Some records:
******
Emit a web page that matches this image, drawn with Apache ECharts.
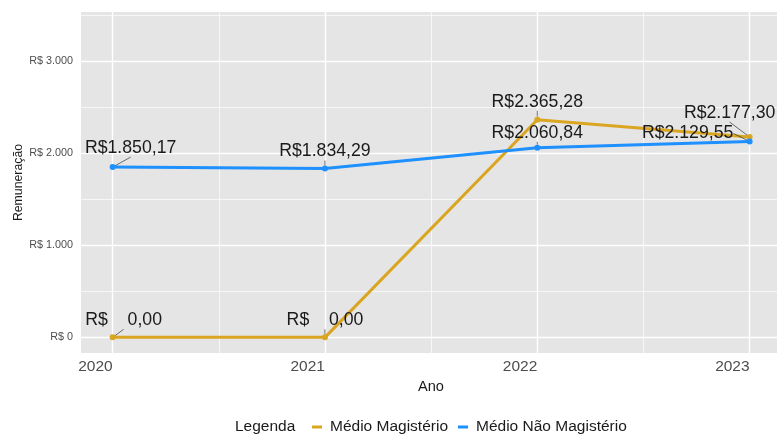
<!DOCTYPE html>
<html>
<head>
<meta charset="utf-8">
<script src="https://cdn.jsdelivr.net/npm/echarts@6/dist/echarts.min.js"></script>
<style>
  html, body { margin: 0; padding: 0; background: #fff; }
  #chart { width: 777px; height: 435px; }
</style>
</head>
<body>
<div id="chart"></div>
<script>
const years = [2020, 2021, 2022, 2023]
const medioMagisterio = [0, 0, 2365.28, 2177.30]
const medioNaoMagisterio = [1850.17, 1834.29, 2060.84, 2129.55]
const yTicks = [0, 1000, 2000, 3000]
const yMinorTicks = [500, 1500, 2500, 3500]
const xMinorTicks = [2020.5, 2021.5, 2022.5]

// label offsets (px from the point), like the repelled labels
const magOffsets = [[11, -17], [0, -17], [0, -18], [-20, -24]]
const naoOffsets = [[18, -19], [0, -17], [0, -15], [-62, -8]]

const FONT = 'Liberation Sans, Arial, sans-serif'
const GOLD = '#DAA520'
const BLUE = '#1E90FF'

function brl(v) {
  const parts = v.toFixed(2).split('.')
  const int = parts[0].replace(/\B(?=(\d{3})+(?!\d))/g, '.')
  return (int + ',' + parts[1]).padStart(8, ' ')
}

function makeData(vals, offsets) {
  return years.map((y, i) => ({ value: [y, vals[i]], label: { offset: offsets[i] } }))
}

// panel is cut at the right edge of the picture
const xBase = { type: 'value', min: 2019.851, max: 2023.129, gridIndex: 0 }
const yBase = { type: 'value', min: -170, max: 3536, gridIndex: 0 }

const c = echarts.init(document.getElementById('chart'), null, { renderer: 'canvas' })
c.setOption({
  animation: false,
  textStyle: { fontFamily: FONT },
  grid: { left: 81, top: 12, right: 0, height: 341, outerBoundsMode: 'none',
    show: true, backgroundColor: '#E5E5E5', borderWidth: 0 },
  legend: {
    data: ['Médio Magistério', 'Médio Não Magistério'],
    left: 307, top: 414,
    icon: 'rect', itemWidth: 10, itemHeight: 3, itemGap: 10,
    textStyle: { fontSize: 15.5, color: '#1a1a1a', fontFamily: FONT, padding: [0, 0, 0, 3] }
  },
  graphic: [{
    type: 'text', left: 235, top: 419,
    style: { text: 'Legenda', fontSize: 15.5, fill: '#1a1a1a', fontFamily: FONT }
  }],
  xAxis: [
    Object.assign({}, xBase, {
      name: 'Ano', nameLocation: 'middle', nameGap: 20,
      nameTextStyle: { fontSize: 14.6, color: '#1a1a1a', padding: [0, 0, 0, 4] },
      axisLine: { show: false },
      axisTick: { show: false, customValues: years },
      axisLabel: { customValues: years, align: 'right', margin: 6, fontSize: 15.5, color: '#4d4d4d', formatter: v => String(v) },
      splitLine: { show: true, lineStyle: { color: '#fff', width: 1.4 } }
    }),
    Object.assign({}, xBase, {
      show: true,
      axisLine: { show: false },
      axisTick: { show: false, customValues: xMinorTicks },
      axisLabel: { show: false, customValues: xMinorTicks },
      splitLine: { show: true, lineStyle: { color: '#fff', width: 0.7 } }
    })
  ],
  yAxis: [
    Object.assign({}, yBase, {
      name: 'Remuneração', nameLocation: 'middle', nameGap: 56, nameRotate: 90, nameMoveOverlap: false,
      nameTextStyle: { fontSize: 12.3, color: '#1a1a1a' },
      axisLine: { show: false },
      axisTick: { show: false, customValues: yTicks },
      axisLabel: { customValues: yTicks, margin: 8, fontSize: 10.8, color: '#4d4d4d',
        formatter: v => 'R$ ' + String(v).replace(/\B(?=(\d{3})+(?!\d))/g, '.') },
      splitLine: { show: true, lineStyle: { color: '#fff', width: 1.4 } }
    }),
    Object.assign({}, yBase, {
      axisLine: { show: false },
      axisTick: { show: false, customValues: yMinorTicks },
      axisLabel: { show: false, customValues: yMinorTicks },
      splitLine: { show: true, lineStyle: { color: '#fff', width: 0.7 } }
    })
  ],
  series: [
    {
      name: 'Médio Magistério', type: 'line',
      data: makeData(medioMagisterio, magOffsets),
      symbol: 'circle', symbolSize: 6, showAllSymbol: true,
      lineStyle: { width: 3, color: GOLD }, itemStyle: { color: GOLD },
      label: { show: true, position: 'inside', fontSize: 17.7, color: '#1a1a1a', fontFamily: FONT,
        formatter: p => 'R$' + brl(p.value[1]) },
      labelLine: { show: true, lineStyle: { color: '#333', width: 0.7 } },
      z: 2
    },
    {
      name: 'Médio Não Magistério', type: 'line',
      data: makeData(medioNaoMagisterio, naoOffsets),
      symbol: 'circle', symbolSize: 6, showAllSymbol: true,
      lineStyle: { width: 3, color: BLUE }, itemStyle: { color: BLUE },
      label: { show: true, position: 'inside', fontSize: 17.7, color: '#1a1a1a', fontFamily: FONT,
        formatter: p => 'R$' + brl(p.value[1]) },
      labelLine: { show: true, lineStyle: { color: '#333', width: 0.7 } },
      z: 3
    }
  ]
})
window.addEventListener('resize', () => c.resize())
</script>
</body>
</html>
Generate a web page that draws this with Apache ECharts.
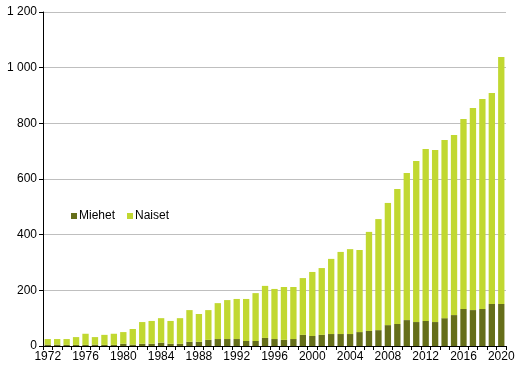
<!DOCTYPE html>
<html>
<head>
<meta charset="utf-8">
<script src="https://cdn.jsdelivr.net/npm/echarts@6/dist/echarts.min.js"></script>
<style>html,body{margin:0;padding:0;background:#fff}#c{width:523px;height:369px}</style>
</head>
<body>
<div id="c"></div>
<script>
const years = ['1972','1973','1974','1975','1976','1977','1978','1979','1980','1981','1982','1983','1984','1985','1986','1987','1988','1989','1990','1991','1992','1993','1994','1995','1996','1997','1998','1999','2000','2001','2002','2003','2004','2005','2006','2007','2008','2009','2010','2011','2012','2013','2014','2015','2016','2017','2018','2019','2020'];
const miehet = [5,5,4,4,4,5,4,4,8,5,8,8,12,8,8,15,15,22,25,25,25,18,18,29,25,22,25,40,36,40,43,43,43,50,54,57,75,79,93,86,90,86,100,111,133,129,133,151,151];
const totals = [25,25,25,32,44,32,40,44,50,61,86,90,100,90,100,129,115,129,154,165,169,169,190,216,205,212,212,244,266,280,313,338,348,345,410,456,514,564,622,665,708,704,740,758,816,855,887,909,1038];
const naiset = totals.map((t,i)=>t-miehet[i]);
const yTicks = [0,200,400,600,800,1000,1200];

const chart = echarts.init(document.getElementById('c'));
const font = 'Liberation Sans, Arial, sans-serif';
chart.setOption({
  animation:false,
  grid:{left:43,right:17,top:12,bottom:23,containLabel:false},
  legend:{
    left:71, top:210, padding:0, itemWidth:6, itemHeight:6, itemGap:12, icon:'rect',
    textStyle:{fontFamily:font,fontSize:12,color:'#000',padding:[0,0,0,-3]},
    data:['Miehet','Naiset']
  },
  xAxis:{
    type:'category', data:years,
    axisLine:{lineStyle:{color:'#000',width:1}},
    axisTick:{show:true,interval:0,length:4,lineStyle:{color:'#000'}},
    axisLabel:{interval:3,fontFamily:font,fontSize:12,color:'#000',margin:5}
  },
  yAxis:{
    type:'value', min:0, max:1200, interval:200,
    axisLine:{show:true,lineStyle:{color:'#000',width:1}},
    axisTick:{show:true,length:4,lineStyle:{color:'#000'}},
    splitLine:{lineStyle:{color:'#BFBFBF',width:1}},
    axisLabel:{fontFamily:font,fontSize:12,color:'#000',margin:6,
      formatter:v=>String(v).replace(/\B(?=(\d{3})+(?!\d))/g,' ')}
  },
  series:[
    {name:'Miehet',type:'bar',stack:'a',data:miehet,barCategoryGap:'33%',itemStyle:{color:'#656E19'}},
    {name:'Naiset',type:'bar',stack:'a',data:naiset,barCategoryGap:'33%',itemStyle:{color:'#C1D831'}}
  ]
});
</script>
</body>
</html>
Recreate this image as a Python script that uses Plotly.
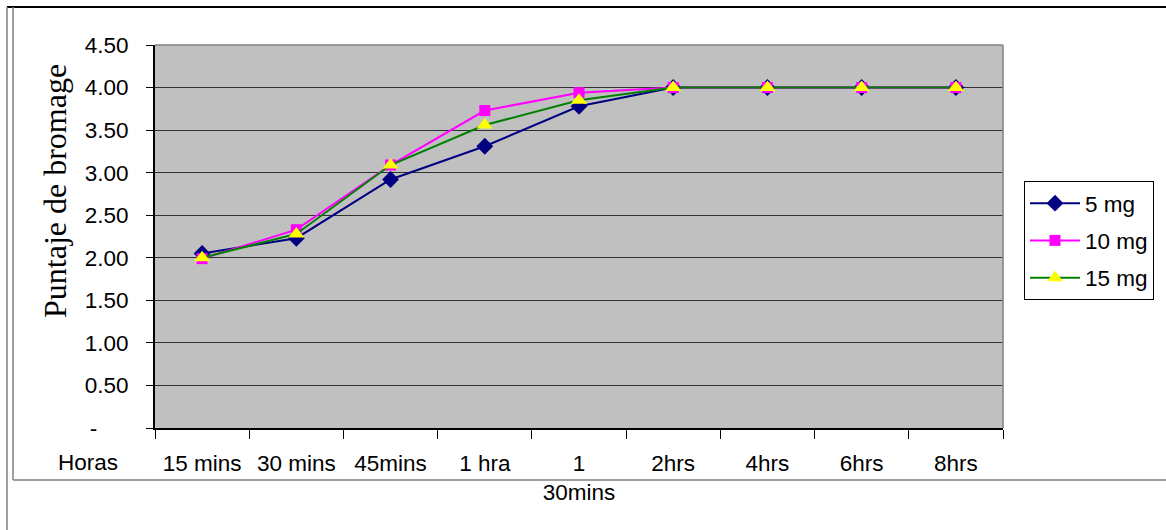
import plotly.graph_objects as go

# Bromage score over time for three doses
categories = ["15 mins", "30 mins", "45mins", "1 hra", "1<br>30mins",
              "2hrs", "4hrs", "6hrs", "8hrs"]
dose_5mg = [2.05, 2.23, 2.92, 3.31, 3.78, 4.00, 4.00, 4.00, 4.00]
dose_10mg = [1.99, 2.33, 3.09, 3.73, 3.94, 4.00, 4.00, 4.00, 4.00]
dose_15mg = [2.00, 2.28, 3.09, 3.56, 3.85, 4.00, 4.00, 4.00, 4.00]

y_ticks = [0, 0.5, 1.0, 1.5, 2.0, 2.5, 3.0, 3.5, 4.0, 4.5]
y_ticktext = ["-" + "\u00a0" * 5] + [f"{v:.2f}" for v in y_ticks[1:]]

W, H = 1166, 530
ML, MR, MT, MB = 155, 163, 45, 102
PW, PH = W - ML - MR, H - MT - MB


def px_x(x):
    return (x - ML) / PW


def px_y(y):
    return (H - MB - y) / PH


SANS = "Liberation Sans, Arial, sans-serif"
SERIF = "Liberation Serif, Times New Roman, serif"
FS = 22.5

series = [
    ("5 mg", dose_5mg, "#000080", "diamond", "#000080", 13),
    ("10 mg", dose_10mg, "#FF00FF", "square", "#FF00FF", 11),
    ("15 mg", dose_15mg, "#008000", "triangle-up", "#FFFF00", 14),
]

fig = go.Figure()
for name, vals, lcol, sym, mcol, msize in series:
    fig.add_trace(go.Scatter(
        x=categories, y=vals, name=name, mode="lines+markers",
        legendgroup=name,
        line=dict(color=lcol, width=2),
        marker=dict(symbol=sym, color=mcol, size=msize, line=dict(width=0)),
    ))

shapes = [
    # plot-area border (top and right)
    dict(type="line", xref="paper", yref="paper", x0=0, x1=1, y0=1, y1=1,
         line=dict(color="#808080", width=1.5)),
    dict(type="line", xref="paper", yref="paper", x0=1, x1=1, y0=0, y1=1,
         line=dict(color="#808080", width=1.5)),
    # outer frame
    dict(type="line", xref="paper", yref="paper", x0=px_x(7), x1=px_x(W + 5),
         y0=px_y(7), y1=px_y(7), line=dict(color="black", width=2)),
    dict(type="line", xref="paper", yref="paper", x0=px_x(7), x1=px_x(7),
         y0=px_y(7), y1=px_y(H + 5), line=dict(color="#808080", width=1.5)),
    dict(type="line", xref="paper", yref="paper", x0=px_x(13), x1=px_x(13),
         y0=px_y(7), y1=px_y(480), line=dict(color="#808080", width=1.5)),
    dict(type="line", xref="paper", yref="paper", x0=px_x(13), x1=px_x(W + 5),
         y0=px_y(480), y1=px_y(480), line=dict(color="#808080", width=1.5)),
]

annotations = [
    dict(text="Horas", xref="paper", yref="paper", x=px_x(88), y=px_y(463),
         xanchor="center", yanchor="middle", showarrow=False,
         font=dict(family=SANS, size=FS, color="black")),
    dict(text="Puntaje de bromage", xref="paper", yref="paper",
         x=px_x(55), y=px_y(191), xanchor="center", yanchor="middle",
         textangle=-90, showarrow=False,
         font=dict(family=SERIF, size=32, color="black")),
]

fig.update_layout(
    width=W, height=H,
    margin=dict(l=ML, r=MR, t=MT, b=MB, pad=0),
    paper_bgcolor="white",
    plot_bgcolor="#C0C0C0",
    font=dict(family=SANS, size=FS, color="black"),
    shapes=shapes,
    annotations=annotations,
    legend=dict(
        x=px_x(1024), y=px_y(181), xanchor="left", yanchor="top",
        bordercolor="black", borderwidth=1, bgcolor="white",
        font=dict(family=SANS, size=FS, color="black"),
        traceorder="grouped", tracegroupgap=5, itemwidth=50,
    ),
    xaxis=dict(
        type="category", range=[-0.5, 8.5], tickson="boundaries",
        ticks="outside", ticklen=9, tickcolor="black", tickwidth=1,
        showline=True, linecolor="black", linewidth=2,
        showgrid=False, zeroline=False, automargin=False,
        ticklabelstandoff=14,
        tickfont=dict(family=SANS, size=FS, color="black"),
    ),
    yaxis=dict(
        range=[0, 4.5], tickvals=y_ticks, ticktext=y_ticktext,
        ticks="outside", ticklen=7, tickcolor="black", tickwidth=1,
        showline=True, linecolor="black", linewidth=2,
        showgrid=True, gridcolor="#303030", gridwidth=1,
        zeroline=False, automargin=False,
        ticklabelstandoff=13,
        tickfont=dict(family=SANS, size=FS, color="black"),
    ),
)

fig.write_html("out.html")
******
Using the data above, which lines fall from the one with "Generate a web" through the one with "const yTicks = [0,200,400,600,800,1000,1200];"? Repeat them exactly, ends included, minus any pictures.

* _Result_:
Generate a web page that draws this with Apache ECharts.
<!DOCTYPE html>
<html>
<head>
<meta charset="utf-8">
<script src="https://cdn.jsdelivr.net/npm/echarts@6/dist/echarts.min.js"></script>
<style>html,body{margin:0;padding:0;background:#fff}#c{width:523px;height:369px}</style>
</head>
<body>
<div id="c"></div>
<script>
const years = ['1972','1973','1974','1975','1976','1977','1978','1979','1980','1981','1982','1983','1984','1985','1986','1987','1988','1989','1990','1991','1992','1993','1994','1995','1996','1997','1998','1999','2000','2001','2002','2003','2004','2005','2006','2007','2008','2009','2010','2011','2012','2013','2014','2015','2016','2017','2018','2019','2020'];
const miehet = [5,5,4,4,4,5,4,4,8,5,8,8,12,8,8,15,15,22,25,25,25,18,18,29,25,22,25,40,36,40,43,43,43,50,54,57,75,79,93,86,90,86,100,111,133,129,133,151,151];
const totals = [25,25,25,32,44,32,40,44,50,61,86,90,100,90,100,129,115,129,154,165,169,169,190,216,205,212,212,244,266,280,313,338,348,345,410,456,514,564,622,665,708,704,740,758,816,855,887,909,1038];
const naiset = totals.map((t,i)=>t-miehet[i]);
const yTicks = [0,200,400,600,800,1000,1200];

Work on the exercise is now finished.